[MATERIAL PROVIDED]:
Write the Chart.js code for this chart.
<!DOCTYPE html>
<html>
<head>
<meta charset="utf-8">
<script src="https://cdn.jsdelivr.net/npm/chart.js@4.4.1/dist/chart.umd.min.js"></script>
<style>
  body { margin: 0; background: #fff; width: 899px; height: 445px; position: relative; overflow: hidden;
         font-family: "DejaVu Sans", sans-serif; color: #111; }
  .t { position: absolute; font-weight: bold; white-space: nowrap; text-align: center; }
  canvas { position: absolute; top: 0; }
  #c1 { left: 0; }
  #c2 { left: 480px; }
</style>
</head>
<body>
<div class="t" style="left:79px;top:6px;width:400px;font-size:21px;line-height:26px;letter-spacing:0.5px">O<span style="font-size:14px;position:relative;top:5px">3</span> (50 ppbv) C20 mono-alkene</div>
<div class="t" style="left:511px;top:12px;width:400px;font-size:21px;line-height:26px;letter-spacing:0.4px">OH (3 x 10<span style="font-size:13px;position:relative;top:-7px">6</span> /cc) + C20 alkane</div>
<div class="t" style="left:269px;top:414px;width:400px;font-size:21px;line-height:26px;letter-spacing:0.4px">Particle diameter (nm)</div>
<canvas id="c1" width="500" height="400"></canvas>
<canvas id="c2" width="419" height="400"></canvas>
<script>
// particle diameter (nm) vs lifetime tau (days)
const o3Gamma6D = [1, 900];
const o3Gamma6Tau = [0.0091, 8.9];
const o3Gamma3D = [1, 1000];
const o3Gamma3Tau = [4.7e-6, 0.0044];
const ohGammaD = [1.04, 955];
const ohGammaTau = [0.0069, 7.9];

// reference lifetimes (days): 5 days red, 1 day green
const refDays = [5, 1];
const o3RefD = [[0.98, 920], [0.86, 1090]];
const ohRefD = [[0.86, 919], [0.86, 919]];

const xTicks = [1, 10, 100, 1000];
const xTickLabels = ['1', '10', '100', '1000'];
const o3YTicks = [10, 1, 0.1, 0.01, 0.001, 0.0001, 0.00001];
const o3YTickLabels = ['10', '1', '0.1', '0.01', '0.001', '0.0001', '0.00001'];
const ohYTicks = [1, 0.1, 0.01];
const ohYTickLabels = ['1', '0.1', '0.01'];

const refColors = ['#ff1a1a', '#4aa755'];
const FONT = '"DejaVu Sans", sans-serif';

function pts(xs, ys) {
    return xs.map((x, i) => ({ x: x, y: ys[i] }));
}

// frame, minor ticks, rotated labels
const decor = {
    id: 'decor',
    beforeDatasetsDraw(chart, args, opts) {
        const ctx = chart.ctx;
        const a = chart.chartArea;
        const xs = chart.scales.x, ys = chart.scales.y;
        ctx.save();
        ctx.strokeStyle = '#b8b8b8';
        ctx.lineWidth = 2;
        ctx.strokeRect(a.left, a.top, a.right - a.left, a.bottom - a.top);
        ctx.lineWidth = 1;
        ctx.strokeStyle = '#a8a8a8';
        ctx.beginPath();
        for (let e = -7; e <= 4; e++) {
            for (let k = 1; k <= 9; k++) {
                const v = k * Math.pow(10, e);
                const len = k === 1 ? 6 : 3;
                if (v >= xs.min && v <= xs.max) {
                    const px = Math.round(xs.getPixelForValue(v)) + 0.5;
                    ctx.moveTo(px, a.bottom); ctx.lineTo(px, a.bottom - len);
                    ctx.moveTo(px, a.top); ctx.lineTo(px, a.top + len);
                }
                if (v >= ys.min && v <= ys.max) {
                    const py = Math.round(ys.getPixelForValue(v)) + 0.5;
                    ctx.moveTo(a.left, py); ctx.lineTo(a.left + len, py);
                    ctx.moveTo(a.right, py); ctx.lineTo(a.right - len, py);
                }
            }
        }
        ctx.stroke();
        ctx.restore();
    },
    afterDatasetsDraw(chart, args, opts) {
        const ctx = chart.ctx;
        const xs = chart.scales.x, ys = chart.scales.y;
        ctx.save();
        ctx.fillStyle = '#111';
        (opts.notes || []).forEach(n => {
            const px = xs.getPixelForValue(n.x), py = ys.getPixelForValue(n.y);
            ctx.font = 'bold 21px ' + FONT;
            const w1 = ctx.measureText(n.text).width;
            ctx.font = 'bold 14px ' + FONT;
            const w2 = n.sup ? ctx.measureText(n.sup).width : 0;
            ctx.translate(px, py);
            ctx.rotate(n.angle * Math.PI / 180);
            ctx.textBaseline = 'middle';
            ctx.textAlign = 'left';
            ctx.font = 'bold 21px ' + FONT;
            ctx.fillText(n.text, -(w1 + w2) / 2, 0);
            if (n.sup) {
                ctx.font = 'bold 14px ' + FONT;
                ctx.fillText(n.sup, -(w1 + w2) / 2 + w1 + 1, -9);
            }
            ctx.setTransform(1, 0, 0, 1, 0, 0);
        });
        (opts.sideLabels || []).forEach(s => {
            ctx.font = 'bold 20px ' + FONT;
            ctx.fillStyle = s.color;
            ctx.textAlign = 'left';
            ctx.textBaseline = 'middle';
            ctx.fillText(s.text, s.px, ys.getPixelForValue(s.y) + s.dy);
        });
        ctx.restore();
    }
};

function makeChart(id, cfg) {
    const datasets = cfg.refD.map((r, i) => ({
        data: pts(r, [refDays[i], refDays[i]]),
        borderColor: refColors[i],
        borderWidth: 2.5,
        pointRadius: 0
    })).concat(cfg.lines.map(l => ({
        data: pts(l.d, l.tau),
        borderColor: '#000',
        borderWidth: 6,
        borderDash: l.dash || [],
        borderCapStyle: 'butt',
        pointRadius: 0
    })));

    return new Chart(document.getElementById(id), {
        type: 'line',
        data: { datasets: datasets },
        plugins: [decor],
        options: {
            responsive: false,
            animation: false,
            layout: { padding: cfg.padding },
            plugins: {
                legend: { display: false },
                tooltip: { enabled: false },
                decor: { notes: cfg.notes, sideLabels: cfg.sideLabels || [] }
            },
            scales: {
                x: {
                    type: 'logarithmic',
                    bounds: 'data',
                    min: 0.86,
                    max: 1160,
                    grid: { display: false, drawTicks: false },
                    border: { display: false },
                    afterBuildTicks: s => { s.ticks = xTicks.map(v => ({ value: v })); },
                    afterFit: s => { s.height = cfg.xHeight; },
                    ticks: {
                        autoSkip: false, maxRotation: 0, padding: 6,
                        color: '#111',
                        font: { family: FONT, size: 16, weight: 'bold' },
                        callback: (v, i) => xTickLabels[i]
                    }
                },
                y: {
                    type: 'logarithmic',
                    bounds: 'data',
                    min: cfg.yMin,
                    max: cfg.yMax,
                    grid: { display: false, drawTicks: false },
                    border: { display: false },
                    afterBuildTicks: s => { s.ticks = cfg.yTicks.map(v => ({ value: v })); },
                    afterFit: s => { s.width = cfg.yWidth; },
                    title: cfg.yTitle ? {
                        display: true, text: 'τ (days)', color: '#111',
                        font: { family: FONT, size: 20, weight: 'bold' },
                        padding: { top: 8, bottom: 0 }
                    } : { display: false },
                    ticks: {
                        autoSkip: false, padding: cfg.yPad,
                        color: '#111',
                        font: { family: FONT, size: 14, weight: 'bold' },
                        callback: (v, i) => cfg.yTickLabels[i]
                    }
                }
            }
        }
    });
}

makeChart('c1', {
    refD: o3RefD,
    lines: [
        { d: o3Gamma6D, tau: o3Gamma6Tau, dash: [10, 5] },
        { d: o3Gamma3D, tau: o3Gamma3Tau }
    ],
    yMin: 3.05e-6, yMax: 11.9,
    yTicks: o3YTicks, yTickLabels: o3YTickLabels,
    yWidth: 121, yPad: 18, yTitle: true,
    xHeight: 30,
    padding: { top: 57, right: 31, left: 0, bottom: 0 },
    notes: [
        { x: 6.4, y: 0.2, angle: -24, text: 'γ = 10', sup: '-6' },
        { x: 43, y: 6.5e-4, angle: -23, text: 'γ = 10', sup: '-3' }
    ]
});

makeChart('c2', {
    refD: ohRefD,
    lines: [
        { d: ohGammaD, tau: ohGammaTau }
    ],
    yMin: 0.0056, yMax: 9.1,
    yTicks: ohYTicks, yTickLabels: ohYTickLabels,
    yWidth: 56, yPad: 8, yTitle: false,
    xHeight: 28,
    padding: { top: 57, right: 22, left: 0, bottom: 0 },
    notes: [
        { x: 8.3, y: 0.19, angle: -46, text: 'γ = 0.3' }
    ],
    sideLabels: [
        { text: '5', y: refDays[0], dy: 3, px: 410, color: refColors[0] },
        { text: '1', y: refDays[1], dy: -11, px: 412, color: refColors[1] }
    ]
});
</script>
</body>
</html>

[REQUIRED WORK]: Write down again the exact lines running from the beginning of the data to the line containing "const ohRefD = [[0.86, 919], [0.86, 919]];", with both ends included.

[RESPONSE TO THIS TASK]:
Write the Chart.js code for this chart.
<!DOCTYPE html>
<html>
<head>
<meta charset="utf-8">
<script src="https://cdn.jsdelivr.net/npm/chart.js@4.4.1/dist/chart.umd.min.js"></script>
<style>
  body { margin: 0; background: #fff; width: 899px; height: 445px; position: relative; overflow: hidden;
         font-family: "DejaVu Sans", sans-serif; color: #111; }
  .t { position: absolute; font-weight: bold; white-space: nowrap; text-align: center; }
  canvas { position: absolute; top: 0; }
  #c1 { left: 0; }
  #c2 { left: 480px; }
</style>
</head>
<body>
<div class="t" style="left:79px;top:6px;width:400px;font-size:21px;line-height:26px;letter-spacing:0.5px">O<span style="font-size:14px;position:relative;top:5px">3</span> (50 ppbv) C20 mono-alkene</div>
<div class="t" style="left:511px;top:12px;width:400px;font-size:21px;line-height:26px;letter-spacing:0.4px">OH (3 x 10<span style="font-size:13px;position:relative;top:-7px">6</span> /cc) + C20 alkane</div>
<div class="t" style="left:269px;top:414px;width:400px;font-size:21px;line-height:26px;letter-spacing:0.4px">Particle diameter (nm)</div>
<canvas id="c1" width="500" height="400"></canvas>
<canvas id="c2" width="419" height="400"></canvas>
<script>
// particle diameter (nm) vs lifetime tau (days)
const o3Gamma6D = [1, 900];
const o3Gamma6Tau = [0.0091, 8.9];
const o3Gamma3D = [1, 1000];
const o3Gamma3Tau = [4.7e-6, 0.0044];
const ohGammaD = [1.04, 955];
const ohGammaTau = [0.0069, 7.9];

// reference lifetimes (days): 5 days red, 1 day green
const refDays = [5, 1];
const o3RefD = [[0.98, 920], [0.86, 1090]];
const ohRefD = [[0.86, 919], [0.86, 919]];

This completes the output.